A few days ago my father emailed me the above video. It’s from a project called the The Fun Theory. The Fun Theory is basically a group that is using various crowd sourcing techniques to help brainstorm ideas that make common everyday tasks fun–in an effort to change people’s behavior for the better. It can be for the betterment of the environment, your neighborhood, or yourself. I like the concept because they ask one of the most important questions, that is often times left out of the equation, “is it fun?”
Before I started my own business, I was the IT guy at a real estate company. One of my tasks while there, was to develop an internal lead management system that we could use to evaluate incoming leads. The primary person responsible for using this system was a woman that had just returned to work after suffering the tragic loss of her teenage daughter in a car accident. From experience I knew that data entry is a very dismal task even for someone that hadn’t suffered a devastating life change. Therefore, I decided to code this system a little bit differently. After she had input a new lead into the system, the application would literally tell her a joke. All of the jokes were very corny and most were scraped from stupid websites, but despite that it worked! She loved the system, and it ended up being one of the tasks she would complete first during her day. The system was not only functional, but also fun.

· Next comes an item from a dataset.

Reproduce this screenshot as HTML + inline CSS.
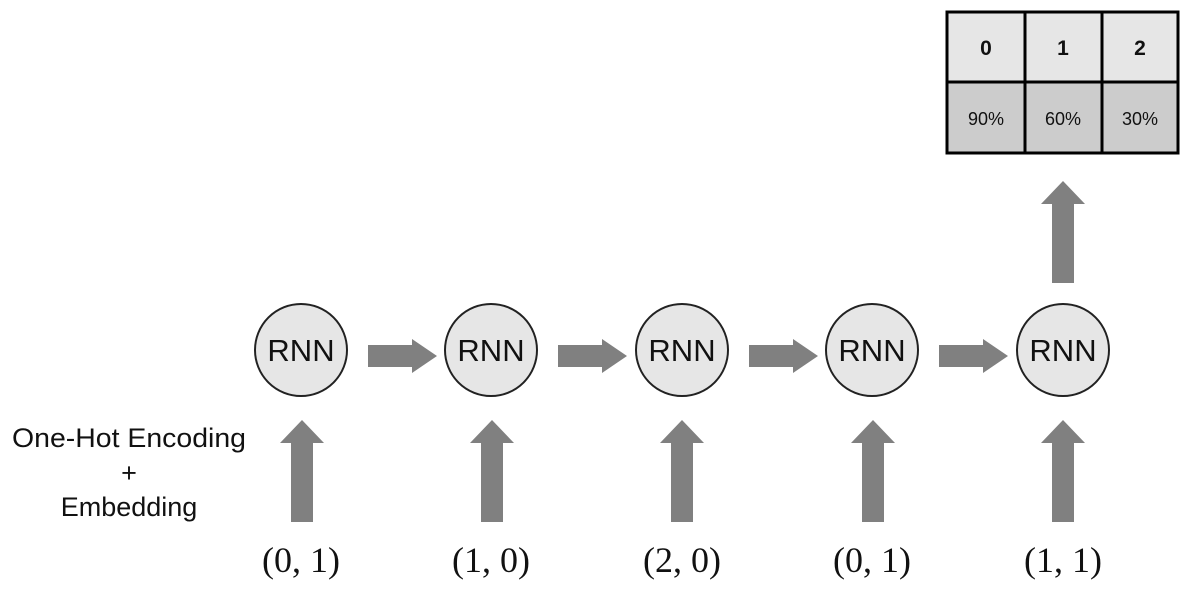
<!DOCTYPE html>
<html><head><style>
body{margin:0;width:1188px;height:586px;background:#fff;overflow:hidden}
</style></head><body>
<svg width="1188" height="586" viewBox="0 0 1188 586" xmlns="http://www.w3.org/2000/svg">
<defs>
<g id="up"><polygon points="-11,102 -11,23 -22,23 0,0 22,23 11,23 11,102" fill="#808080"/></g>
<g id="right"><polygon points="0,-11 44,-11 44,-17 69,0 44,17 44,11 0,11" fill="#808080"/></g>
</defs>
<rect x="947" y="12" width="231" height="70" fill="#e6e6e6"/>
<rect x="947" y="82" width="231" height="71" fill="#cccccc"/>
<g stroke="#000" stroke-width="3" fill="none">
<rect x="947" y="12" width="231" height="141"/>
<line x1="947" y1="82" x2="1178" y2="82"/>
<line x1="1025" y1="12" x2="1025" y2="153"/>
<line x1="1102" y1="12" x2="1102" y2="153"/>
</g>
<g font-family="Liberation Sans, sans-serif" text-anchor="middle" fill="#111">
<text x="986" y="55" font-size="21" font-weight="bold">0</text>
<text x="1063" y="55" font-size="21" font-weight="bold">1</text>
<text x="1140" y="55" font-size="21" font-weight="bold">2</text>
<text x="986" y="125" font-size="18">90%</text>
<text x="1063" y="125" font-size="18">60%</text>
<text x="1140" y="125" font-size="18">30%</text>
</g>
<use href="#up" x="1063" y="181"/>
<g font-family="Liberation Sans, sans-serif" font-size="31" text-anchor="middle" fill="#111">
<g transform="translate(301,350)"><circle r="46" fill="#e6e6e6" stroke="#222" stroke-width="2"/><text y="11">RNN</text></g>
<g transform="translate(491,350)"><circle r="46" fill="#e6e6e6" stroke="#222" stroke-width="2"/><text y="11">RNN</text></g>
<g transform="translate(682,350)"><circle r="46" fill="#e6e6e6" stroke="#222" stroke-width="2"/><text y="11">RNN</text></g>
<g transform="translate(872,350)"><circle r="46" fill="#e6e6e6" stroke="#222" stroke-width="2"/><text y="11">RNN</text></g>
<g transform="translate(1063,350)"><circle r="46" fill="#e6e6e6" stroke="#222" stroke-width="2"/><text y="11">RNN</text></g>
</g>
<use href="#right" x="368" y="356"/>
<use href="#right" x="558" y="356"/>
<use href="#right" x="749" y="356"/>
<use href="#right" x="939" y="356"/>
<use href="#up" x="302" y="420"/>
<use href="#up" x="492" y="420"/>
<use href="#up" x="682" y="420"/>
<use href="#up" x="873" y="420"/>
<use href="#up" x="1063" y="420"/>
<g font-family="Liberation Serif, serif" font-size="36" text-anchor="middle" fill="#111">
<text x="301" y="572">(0, 1)</text>
<text x="491" y="572">(1, 0)</text>
<text x="682" y="572">(2, 0)</text>
<text x="872" y="572">(0, 1)</text>
<text x="1063" y="572">(1, 1)</text>
</g>
<g font-family="Liberation Sans, sans-serif" font-size="27" text-anchor="middle" fill="#111">
<text x="129" y="447" textLength="234" lengthAdjust="spacingAndGlyphs">One-Hot Encoding</text>
<text x="129" y="482">+</text>
<text x="129" y="516">Embedding</text>
</g>
</svg>
</body></html>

OK so don’t worry, despite the fact that I have already admitted to being a hippie. I am not going to force you to sing kum bi ya and hold hands. No, I have not forgotten, this is a marketing blog and we need to talk about money.
Is fun profitable?
I don’t have any numbers to support this theory (give me a break I am a snarky blogger, not a scientist), but I am willing to bet that fun can be extremely profitable! Let’s take a look at a few examples:
Google Image Labeler – This is a cool little game, developed by Google, where the user is paired up with another and both must try to guess the same tags of an image shown. It’s incredibility addicting, and if you are as geeky as I am, fun too! However, “fun” isn’t the function. Every time you add a tag to the image you are inadvertently helping Google tag and organize all of the images in its index, thus improving Google’s Image Search feature.
Funny USB Drives – You know those little key chain sized USB drives? Well, some companies have started to develop them in the shape of all sorts of things. Take a look at this one and tell me that isn’t fun!

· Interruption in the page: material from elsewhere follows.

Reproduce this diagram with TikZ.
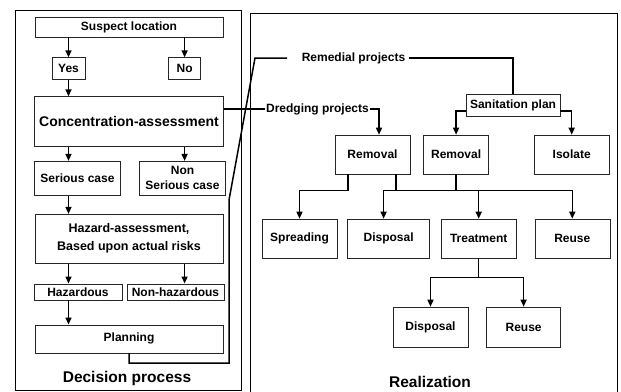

Disney – In this example “fun” is the function! Pretty much everything that Disney does is entertainment centered. When “fun” is the function, the rules change a bit because we aren’t marketing the product through a fun experience, rather we are creating a fun experience only.
Volkswagen – So the most obvious example of fun from Volkswagen would be its classic Beetle. If you talk to anyone that owns one of those they will tell you that they absolutely love it. But if you want a more recent example of how Volkswagen is using fun, go back to The Fun Theory that we discussed above and you will notice that Volkswagen is the project’s chief sponsor. Um, why would Volkswagen sponsor a silly project like that? Because, it helps them continue their brand as the feel good, fun loving company that hippies love! And, because it gets them exposure! Remember when I said that my dad sent me that video? Well, when I say video, I mean it! He didn’t send me the YouTube link. He sent me a 7MB video file, attached!! He took the time to figure out how to do that (I have no idea who taught him) because he wanted to make damn sure I got it! That type of brand exposure is extremely powerful!
All of the above are examples of Experience Marketing (via). Experience Marketing is a tactic that puts the consumers’ experience at the forefront of the design and development process. For folks that dabble in Experience Marketing, function isn’t the only end use. Details such as aesthetics, design, and concept also play a crucial role. These products are meant to be “experienced” just as much (if not more) as they are meant to be “used”.
So, if you want to try out Experience Marketing for yourself, take a look at your products and ask yourself, “are they fun?”